■ Provided records:
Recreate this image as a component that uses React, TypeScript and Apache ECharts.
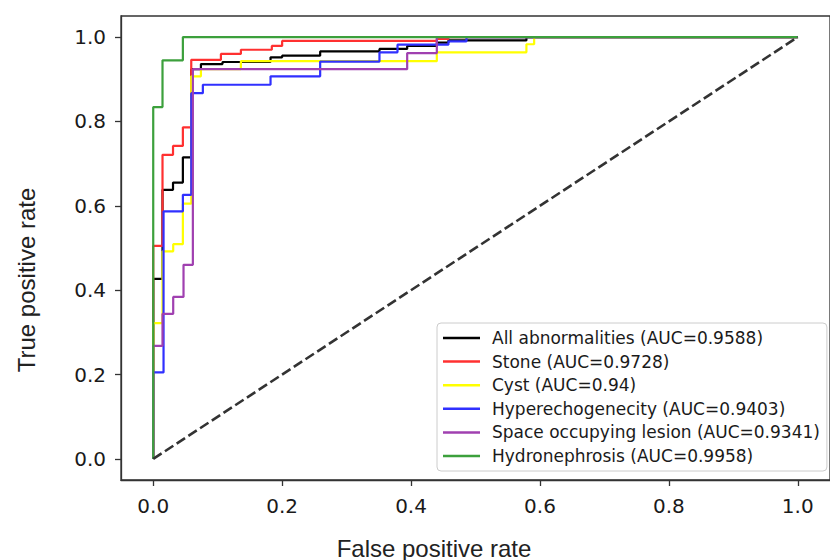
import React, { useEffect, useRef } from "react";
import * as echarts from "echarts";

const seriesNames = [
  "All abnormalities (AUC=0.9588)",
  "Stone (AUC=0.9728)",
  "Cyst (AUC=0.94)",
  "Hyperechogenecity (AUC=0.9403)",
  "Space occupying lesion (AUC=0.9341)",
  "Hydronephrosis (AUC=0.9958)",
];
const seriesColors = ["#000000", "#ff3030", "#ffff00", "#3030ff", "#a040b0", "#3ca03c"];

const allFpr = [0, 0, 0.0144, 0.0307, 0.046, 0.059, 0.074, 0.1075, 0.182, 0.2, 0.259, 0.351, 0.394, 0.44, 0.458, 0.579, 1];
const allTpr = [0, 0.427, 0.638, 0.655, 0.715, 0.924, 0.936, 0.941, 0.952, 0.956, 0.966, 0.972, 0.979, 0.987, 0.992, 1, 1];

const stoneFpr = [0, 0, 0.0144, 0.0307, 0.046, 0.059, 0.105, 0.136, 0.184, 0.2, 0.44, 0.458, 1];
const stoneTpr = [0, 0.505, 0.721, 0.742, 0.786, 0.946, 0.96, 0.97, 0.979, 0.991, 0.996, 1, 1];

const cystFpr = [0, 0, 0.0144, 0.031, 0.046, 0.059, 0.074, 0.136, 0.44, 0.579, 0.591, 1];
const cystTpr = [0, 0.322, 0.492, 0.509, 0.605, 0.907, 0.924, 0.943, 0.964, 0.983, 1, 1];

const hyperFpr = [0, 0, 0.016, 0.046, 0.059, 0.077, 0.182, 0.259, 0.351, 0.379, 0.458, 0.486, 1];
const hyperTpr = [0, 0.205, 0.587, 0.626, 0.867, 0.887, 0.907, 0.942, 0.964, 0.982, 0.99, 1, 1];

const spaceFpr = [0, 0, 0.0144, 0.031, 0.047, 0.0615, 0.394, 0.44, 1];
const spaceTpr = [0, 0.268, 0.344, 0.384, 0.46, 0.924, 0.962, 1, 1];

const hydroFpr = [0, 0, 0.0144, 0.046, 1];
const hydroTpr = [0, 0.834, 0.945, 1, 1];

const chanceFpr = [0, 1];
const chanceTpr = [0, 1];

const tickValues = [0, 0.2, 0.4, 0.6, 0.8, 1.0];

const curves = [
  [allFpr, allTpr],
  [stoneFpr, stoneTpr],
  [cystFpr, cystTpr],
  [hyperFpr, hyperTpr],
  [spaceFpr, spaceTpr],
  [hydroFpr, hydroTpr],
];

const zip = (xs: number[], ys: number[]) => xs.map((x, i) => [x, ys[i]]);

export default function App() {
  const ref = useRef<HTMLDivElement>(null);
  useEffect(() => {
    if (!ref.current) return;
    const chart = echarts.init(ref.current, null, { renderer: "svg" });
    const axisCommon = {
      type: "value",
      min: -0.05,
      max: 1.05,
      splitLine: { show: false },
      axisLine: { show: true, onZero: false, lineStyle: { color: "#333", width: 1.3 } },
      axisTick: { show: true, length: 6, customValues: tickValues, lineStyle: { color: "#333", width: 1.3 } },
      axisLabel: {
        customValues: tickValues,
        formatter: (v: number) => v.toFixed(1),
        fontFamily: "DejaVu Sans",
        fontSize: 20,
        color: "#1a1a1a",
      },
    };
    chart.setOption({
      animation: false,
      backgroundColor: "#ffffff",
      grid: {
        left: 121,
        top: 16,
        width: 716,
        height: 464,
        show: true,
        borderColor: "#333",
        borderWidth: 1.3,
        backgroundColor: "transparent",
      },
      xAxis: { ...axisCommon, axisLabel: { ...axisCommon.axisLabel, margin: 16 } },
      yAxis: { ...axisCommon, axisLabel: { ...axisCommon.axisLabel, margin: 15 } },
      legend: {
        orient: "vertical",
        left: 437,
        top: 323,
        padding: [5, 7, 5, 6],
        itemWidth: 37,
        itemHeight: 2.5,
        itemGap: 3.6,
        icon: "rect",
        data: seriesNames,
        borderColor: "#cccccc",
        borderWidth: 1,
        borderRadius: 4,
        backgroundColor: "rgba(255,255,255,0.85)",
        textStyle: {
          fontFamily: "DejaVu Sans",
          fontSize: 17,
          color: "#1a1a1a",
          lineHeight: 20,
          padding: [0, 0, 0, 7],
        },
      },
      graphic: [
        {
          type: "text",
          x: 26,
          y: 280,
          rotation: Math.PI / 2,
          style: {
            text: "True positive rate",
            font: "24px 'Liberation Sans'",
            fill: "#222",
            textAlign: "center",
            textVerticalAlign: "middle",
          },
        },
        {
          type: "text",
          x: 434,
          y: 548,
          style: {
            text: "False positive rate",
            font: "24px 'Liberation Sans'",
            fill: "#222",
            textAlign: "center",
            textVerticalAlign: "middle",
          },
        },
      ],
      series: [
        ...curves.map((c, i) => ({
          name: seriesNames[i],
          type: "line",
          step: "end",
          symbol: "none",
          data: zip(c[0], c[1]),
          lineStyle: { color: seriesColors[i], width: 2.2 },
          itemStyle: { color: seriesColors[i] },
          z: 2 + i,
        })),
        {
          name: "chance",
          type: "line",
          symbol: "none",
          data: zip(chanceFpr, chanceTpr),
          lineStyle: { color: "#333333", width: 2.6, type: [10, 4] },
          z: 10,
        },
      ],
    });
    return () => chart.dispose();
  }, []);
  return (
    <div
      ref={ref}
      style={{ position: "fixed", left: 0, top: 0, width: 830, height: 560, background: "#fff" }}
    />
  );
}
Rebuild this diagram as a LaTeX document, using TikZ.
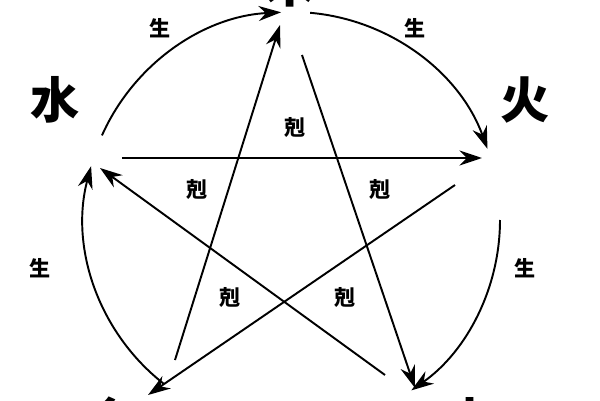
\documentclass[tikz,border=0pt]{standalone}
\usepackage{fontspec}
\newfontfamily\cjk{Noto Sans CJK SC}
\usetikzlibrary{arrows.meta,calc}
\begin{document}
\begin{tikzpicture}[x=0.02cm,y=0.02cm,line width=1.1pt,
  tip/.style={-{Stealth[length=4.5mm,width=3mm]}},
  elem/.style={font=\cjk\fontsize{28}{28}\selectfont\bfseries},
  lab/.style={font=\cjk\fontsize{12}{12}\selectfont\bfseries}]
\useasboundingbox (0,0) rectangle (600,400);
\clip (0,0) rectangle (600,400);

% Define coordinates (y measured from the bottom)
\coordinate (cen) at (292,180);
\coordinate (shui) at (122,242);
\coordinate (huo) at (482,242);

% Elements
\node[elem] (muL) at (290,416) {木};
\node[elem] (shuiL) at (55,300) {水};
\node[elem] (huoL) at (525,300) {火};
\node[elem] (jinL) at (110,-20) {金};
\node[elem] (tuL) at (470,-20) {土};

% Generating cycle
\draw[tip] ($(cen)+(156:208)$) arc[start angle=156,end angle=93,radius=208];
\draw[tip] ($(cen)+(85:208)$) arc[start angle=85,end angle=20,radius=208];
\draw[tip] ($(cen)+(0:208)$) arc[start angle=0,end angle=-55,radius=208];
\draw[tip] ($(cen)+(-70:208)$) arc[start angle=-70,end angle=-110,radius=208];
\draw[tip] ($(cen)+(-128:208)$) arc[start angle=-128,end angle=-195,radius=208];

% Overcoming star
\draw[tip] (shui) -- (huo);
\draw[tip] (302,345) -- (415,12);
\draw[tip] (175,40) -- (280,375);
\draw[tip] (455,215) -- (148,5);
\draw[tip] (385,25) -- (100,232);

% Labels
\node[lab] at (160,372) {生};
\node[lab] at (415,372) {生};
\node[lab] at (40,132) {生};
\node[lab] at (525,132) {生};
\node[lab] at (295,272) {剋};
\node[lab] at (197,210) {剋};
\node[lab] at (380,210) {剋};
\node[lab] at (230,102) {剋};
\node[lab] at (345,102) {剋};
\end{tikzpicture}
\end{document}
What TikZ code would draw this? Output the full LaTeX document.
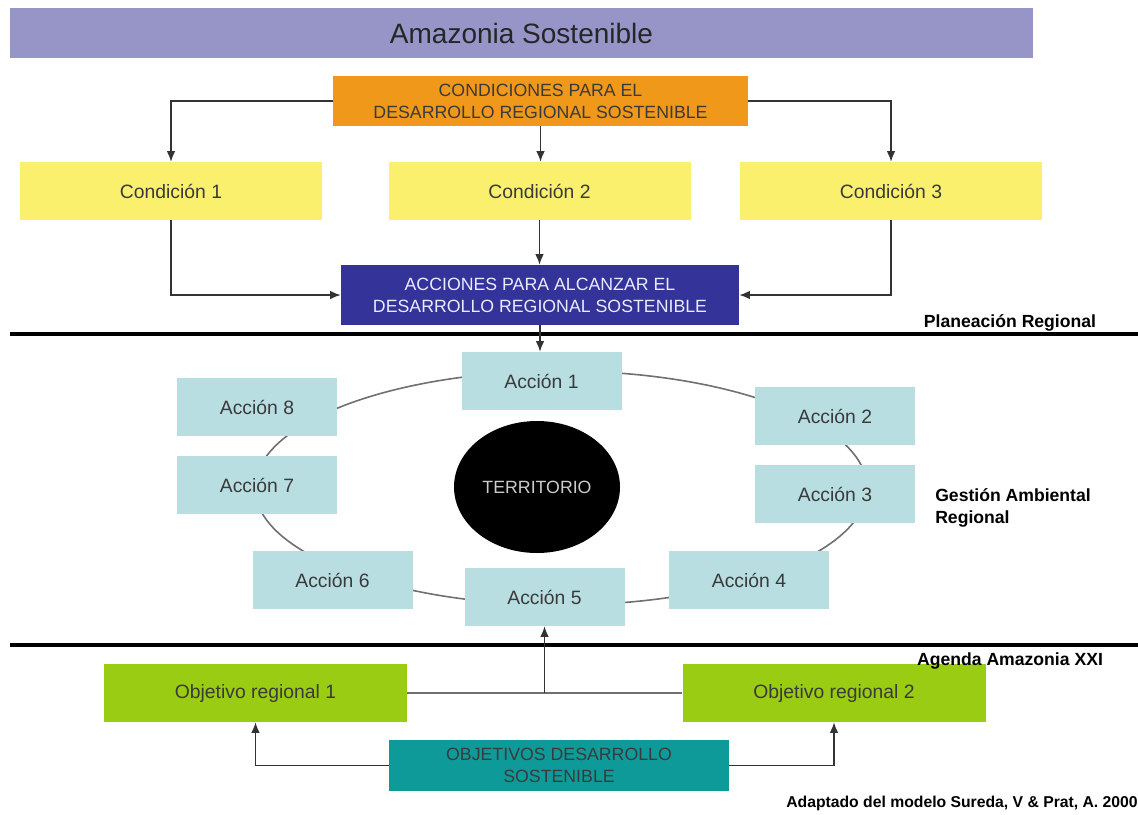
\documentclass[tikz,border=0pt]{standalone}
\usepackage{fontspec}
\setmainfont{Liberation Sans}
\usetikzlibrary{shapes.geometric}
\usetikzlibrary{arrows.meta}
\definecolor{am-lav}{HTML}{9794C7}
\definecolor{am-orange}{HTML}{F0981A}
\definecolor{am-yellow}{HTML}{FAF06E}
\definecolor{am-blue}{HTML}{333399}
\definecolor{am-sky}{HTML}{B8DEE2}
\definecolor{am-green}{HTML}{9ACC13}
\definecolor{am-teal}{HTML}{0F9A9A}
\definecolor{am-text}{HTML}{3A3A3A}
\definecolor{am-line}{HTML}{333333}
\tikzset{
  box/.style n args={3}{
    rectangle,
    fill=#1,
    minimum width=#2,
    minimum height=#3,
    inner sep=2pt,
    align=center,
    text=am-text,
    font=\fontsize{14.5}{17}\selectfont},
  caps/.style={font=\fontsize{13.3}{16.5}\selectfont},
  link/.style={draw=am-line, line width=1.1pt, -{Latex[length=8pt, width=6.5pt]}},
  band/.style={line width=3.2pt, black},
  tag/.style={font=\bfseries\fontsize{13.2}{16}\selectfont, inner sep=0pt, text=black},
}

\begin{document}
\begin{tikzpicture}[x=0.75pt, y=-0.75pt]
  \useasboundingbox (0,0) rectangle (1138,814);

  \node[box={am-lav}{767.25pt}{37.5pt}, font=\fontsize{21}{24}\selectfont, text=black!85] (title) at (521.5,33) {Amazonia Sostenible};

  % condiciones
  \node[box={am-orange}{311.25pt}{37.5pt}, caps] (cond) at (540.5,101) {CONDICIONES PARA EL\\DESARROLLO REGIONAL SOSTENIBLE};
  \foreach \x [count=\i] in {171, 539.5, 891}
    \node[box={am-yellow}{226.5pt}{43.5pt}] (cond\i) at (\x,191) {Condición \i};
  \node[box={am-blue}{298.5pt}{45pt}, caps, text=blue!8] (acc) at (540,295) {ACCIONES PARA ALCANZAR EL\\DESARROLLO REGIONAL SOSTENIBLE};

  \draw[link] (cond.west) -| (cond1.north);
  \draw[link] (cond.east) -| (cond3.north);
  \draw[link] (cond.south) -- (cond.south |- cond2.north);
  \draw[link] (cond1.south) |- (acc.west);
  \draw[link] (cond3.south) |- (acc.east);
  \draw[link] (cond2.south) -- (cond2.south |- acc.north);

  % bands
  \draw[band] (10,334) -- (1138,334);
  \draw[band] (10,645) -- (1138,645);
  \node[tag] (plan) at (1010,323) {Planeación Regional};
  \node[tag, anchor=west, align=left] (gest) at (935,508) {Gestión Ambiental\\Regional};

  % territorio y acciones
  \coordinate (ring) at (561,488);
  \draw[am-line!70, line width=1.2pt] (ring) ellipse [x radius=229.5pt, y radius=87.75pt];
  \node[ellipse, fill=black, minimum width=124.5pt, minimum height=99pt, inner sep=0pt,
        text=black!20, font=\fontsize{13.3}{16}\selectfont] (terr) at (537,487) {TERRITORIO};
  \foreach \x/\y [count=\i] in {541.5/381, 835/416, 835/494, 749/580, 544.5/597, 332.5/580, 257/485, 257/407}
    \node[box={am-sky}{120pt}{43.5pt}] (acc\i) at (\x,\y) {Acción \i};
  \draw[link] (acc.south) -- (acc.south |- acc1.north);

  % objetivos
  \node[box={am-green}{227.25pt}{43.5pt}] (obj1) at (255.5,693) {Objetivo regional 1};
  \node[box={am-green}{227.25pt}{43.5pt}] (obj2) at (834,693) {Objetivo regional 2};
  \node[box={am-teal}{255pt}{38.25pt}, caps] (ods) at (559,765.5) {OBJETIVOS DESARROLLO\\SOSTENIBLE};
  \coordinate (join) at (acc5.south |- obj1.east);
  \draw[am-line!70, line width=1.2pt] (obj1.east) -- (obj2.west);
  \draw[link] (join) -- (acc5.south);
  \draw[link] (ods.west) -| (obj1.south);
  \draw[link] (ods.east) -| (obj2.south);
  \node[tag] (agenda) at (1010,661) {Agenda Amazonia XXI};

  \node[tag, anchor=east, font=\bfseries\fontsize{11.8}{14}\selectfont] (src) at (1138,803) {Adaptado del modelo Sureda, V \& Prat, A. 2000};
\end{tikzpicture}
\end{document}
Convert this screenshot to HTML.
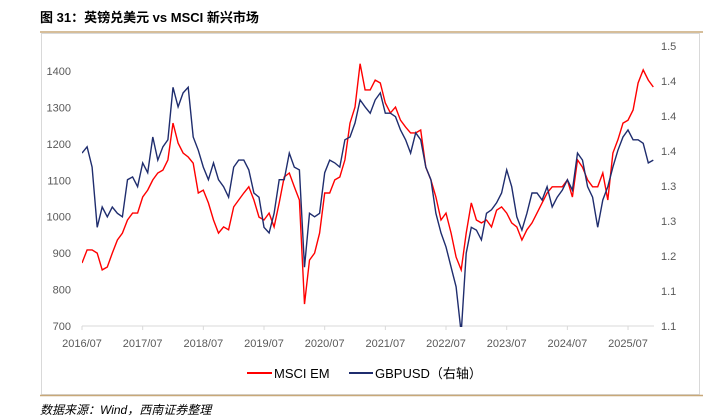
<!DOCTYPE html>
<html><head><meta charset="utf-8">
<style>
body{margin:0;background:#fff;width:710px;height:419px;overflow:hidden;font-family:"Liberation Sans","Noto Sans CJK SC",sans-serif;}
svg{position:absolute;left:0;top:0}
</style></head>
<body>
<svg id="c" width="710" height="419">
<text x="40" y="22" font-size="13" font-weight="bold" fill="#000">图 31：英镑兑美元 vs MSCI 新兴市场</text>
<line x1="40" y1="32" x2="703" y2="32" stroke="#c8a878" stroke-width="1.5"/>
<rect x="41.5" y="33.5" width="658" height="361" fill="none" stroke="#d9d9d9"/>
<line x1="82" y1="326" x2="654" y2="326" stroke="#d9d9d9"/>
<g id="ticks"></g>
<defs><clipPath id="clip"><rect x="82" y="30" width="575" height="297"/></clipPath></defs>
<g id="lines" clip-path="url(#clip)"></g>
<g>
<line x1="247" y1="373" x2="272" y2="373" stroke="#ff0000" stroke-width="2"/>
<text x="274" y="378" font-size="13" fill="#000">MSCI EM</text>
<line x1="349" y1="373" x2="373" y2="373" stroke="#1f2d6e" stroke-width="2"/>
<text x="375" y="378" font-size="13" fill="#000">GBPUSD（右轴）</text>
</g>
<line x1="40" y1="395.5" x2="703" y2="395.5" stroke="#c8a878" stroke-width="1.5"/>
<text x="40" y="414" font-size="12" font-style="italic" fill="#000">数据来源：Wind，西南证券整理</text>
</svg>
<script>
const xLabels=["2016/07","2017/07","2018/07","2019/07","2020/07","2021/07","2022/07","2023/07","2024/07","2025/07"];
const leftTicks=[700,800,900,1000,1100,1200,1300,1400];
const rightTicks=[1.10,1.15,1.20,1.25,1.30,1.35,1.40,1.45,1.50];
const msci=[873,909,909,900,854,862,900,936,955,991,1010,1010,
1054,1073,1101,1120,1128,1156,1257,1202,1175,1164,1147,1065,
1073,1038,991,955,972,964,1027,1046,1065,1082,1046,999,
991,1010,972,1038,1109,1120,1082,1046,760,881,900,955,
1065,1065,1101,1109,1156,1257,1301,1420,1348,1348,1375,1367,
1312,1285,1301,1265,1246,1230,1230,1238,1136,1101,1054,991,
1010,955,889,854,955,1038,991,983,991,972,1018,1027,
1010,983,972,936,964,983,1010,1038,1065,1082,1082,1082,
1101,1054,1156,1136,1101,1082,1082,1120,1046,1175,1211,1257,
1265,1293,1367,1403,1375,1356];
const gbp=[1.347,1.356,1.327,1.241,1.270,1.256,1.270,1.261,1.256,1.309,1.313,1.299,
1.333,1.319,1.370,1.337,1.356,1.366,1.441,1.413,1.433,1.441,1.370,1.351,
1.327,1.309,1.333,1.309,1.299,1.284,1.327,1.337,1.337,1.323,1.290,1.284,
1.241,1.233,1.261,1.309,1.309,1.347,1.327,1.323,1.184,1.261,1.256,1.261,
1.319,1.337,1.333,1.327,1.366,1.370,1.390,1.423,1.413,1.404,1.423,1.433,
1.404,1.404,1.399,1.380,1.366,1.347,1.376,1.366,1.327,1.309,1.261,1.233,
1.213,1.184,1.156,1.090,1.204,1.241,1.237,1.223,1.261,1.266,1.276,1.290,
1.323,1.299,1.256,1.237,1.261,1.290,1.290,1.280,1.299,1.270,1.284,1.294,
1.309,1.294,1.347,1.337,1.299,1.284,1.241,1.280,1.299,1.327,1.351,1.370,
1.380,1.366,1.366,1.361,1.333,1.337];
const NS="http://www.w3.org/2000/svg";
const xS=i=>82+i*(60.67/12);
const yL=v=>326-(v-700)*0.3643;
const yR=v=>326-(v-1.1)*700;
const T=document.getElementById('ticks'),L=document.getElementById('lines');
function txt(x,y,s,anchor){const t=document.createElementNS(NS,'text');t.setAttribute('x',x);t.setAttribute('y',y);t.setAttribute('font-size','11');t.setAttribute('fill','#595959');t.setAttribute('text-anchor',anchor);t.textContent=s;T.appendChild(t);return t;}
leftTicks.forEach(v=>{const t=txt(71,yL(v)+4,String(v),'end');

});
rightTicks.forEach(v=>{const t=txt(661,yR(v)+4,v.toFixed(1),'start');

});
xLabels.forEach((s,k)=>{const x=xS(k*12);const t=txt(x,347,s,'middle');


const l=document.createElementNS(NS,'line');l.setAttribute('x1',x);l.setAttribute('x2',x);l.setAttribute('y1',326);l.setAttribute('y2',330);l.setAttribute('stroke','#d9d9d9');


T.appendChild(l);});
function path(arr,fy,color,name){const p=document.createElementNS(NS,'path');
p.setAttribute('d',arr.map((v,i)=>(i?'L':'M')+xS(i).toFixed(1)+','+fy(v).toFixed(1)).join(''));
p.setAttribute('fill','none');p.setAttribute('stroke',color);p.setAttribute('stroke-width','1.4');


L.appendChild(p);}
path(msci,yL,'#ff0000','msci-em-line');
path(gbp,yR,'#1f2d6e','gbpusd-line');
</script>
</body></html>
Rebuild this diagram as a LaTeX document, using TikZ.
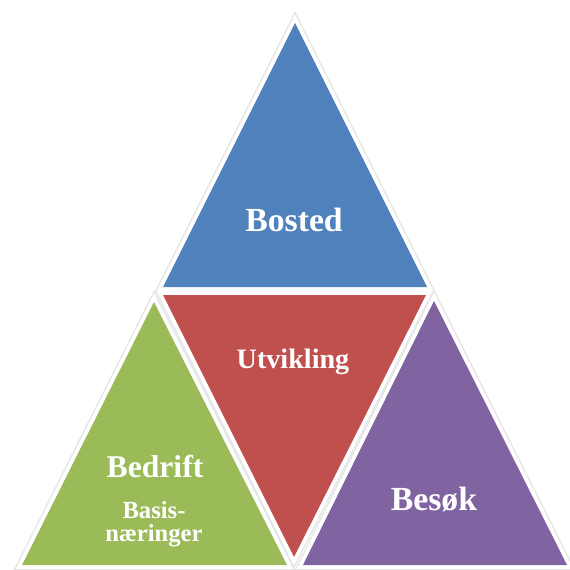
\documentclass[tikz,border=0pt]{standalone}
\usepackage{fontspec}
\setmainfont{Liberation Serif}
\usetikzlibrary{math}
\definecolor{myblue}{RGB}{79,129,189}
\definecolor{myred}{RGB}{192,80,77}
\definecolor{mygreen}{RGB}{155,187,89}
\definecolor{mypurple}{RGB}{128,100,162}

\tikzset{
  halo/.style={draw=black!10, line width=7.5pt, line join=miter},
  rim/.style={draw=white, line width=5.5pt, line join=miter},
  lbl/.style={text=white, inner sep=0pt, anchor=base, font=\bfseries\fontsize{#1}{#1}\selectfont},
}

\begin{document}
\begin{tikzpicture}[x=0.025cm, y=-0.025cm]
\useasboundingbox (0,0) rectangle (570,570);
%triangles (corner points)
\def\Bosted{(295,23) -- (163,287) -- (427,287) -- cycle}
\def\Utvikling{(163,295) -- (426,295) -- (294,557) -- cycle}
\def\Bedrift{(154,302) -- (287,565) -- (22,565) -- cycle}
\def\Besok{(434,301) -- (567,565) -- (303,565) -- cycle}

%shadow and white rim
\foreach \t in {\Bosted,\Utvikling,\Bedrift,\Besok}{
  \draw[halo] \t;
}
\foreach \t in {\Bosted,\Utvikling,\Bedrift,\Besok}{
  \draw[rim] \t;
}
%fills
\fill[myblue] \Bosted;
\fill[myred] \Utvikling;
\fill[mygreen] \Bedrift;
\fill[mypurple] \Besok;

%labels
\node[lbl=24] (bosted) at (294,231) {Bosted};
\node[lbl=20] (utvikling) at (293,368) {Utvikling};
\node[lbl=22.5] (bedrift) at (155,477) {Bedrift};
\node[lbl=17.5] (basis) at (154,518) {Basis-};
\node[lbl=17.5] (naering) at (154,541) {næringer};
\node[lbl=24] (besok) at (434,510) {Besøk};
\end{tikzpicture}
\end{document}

■ Objective:
Begin at the top of the records above and retype each line exactly until the line containing "0.996, 1, 1];", which is included. Skip all pictures.

■ Written solution:
Recreate this image as a component that uses React, TypeScript and Apache ECharts.
import React, { useEffect, useRef } from "react";
import * as echarts from "echarts";

const seriesNames = [
  "All abnormalities (AUC=0.9588)",
  "Stone (AUC=0.9728)",
  "Cyst (AUC=0.94)",
  "Hyperechogenecity (AUC=0.9403)",
  "Space occupying lesion (AUC=0.9341)",
  "Hydronephrosis (AUC=0.9958)",
];
const seriesColors = ["#000000", "#ff3030", "#ffff00", "#3030ff", "#a040b0", "#3ca03c"];

const allFpr = [0, 0, 0.0144, 0.0307, 0.046, 0.059, 0.074, 0.1075, 0.182, 0.2, 0.259, 0.351, 0.394, 0.44, 0.458, 0.579, 1];
const allTpr = [0, 0.427, 0.638, 0.655, 0.715, 0.924, 0.936, 0.941, 0.952, 0.956, 0.966, 0.972, 0.979, 0.987, 0.992, 1, 1];

const stoneFpr = [0, 0, 0.0144, 0.0307, 0.046, 0.059, 0.105, 0.136, 0.184, 0.2, 0.44, 0.458, 1];
const stoneTpr = [0, 0.505, 0.721, 0.742, 0.786, 0.946, 0.96, 0.97, 0.979, 0.991, 0.996, 1, 1];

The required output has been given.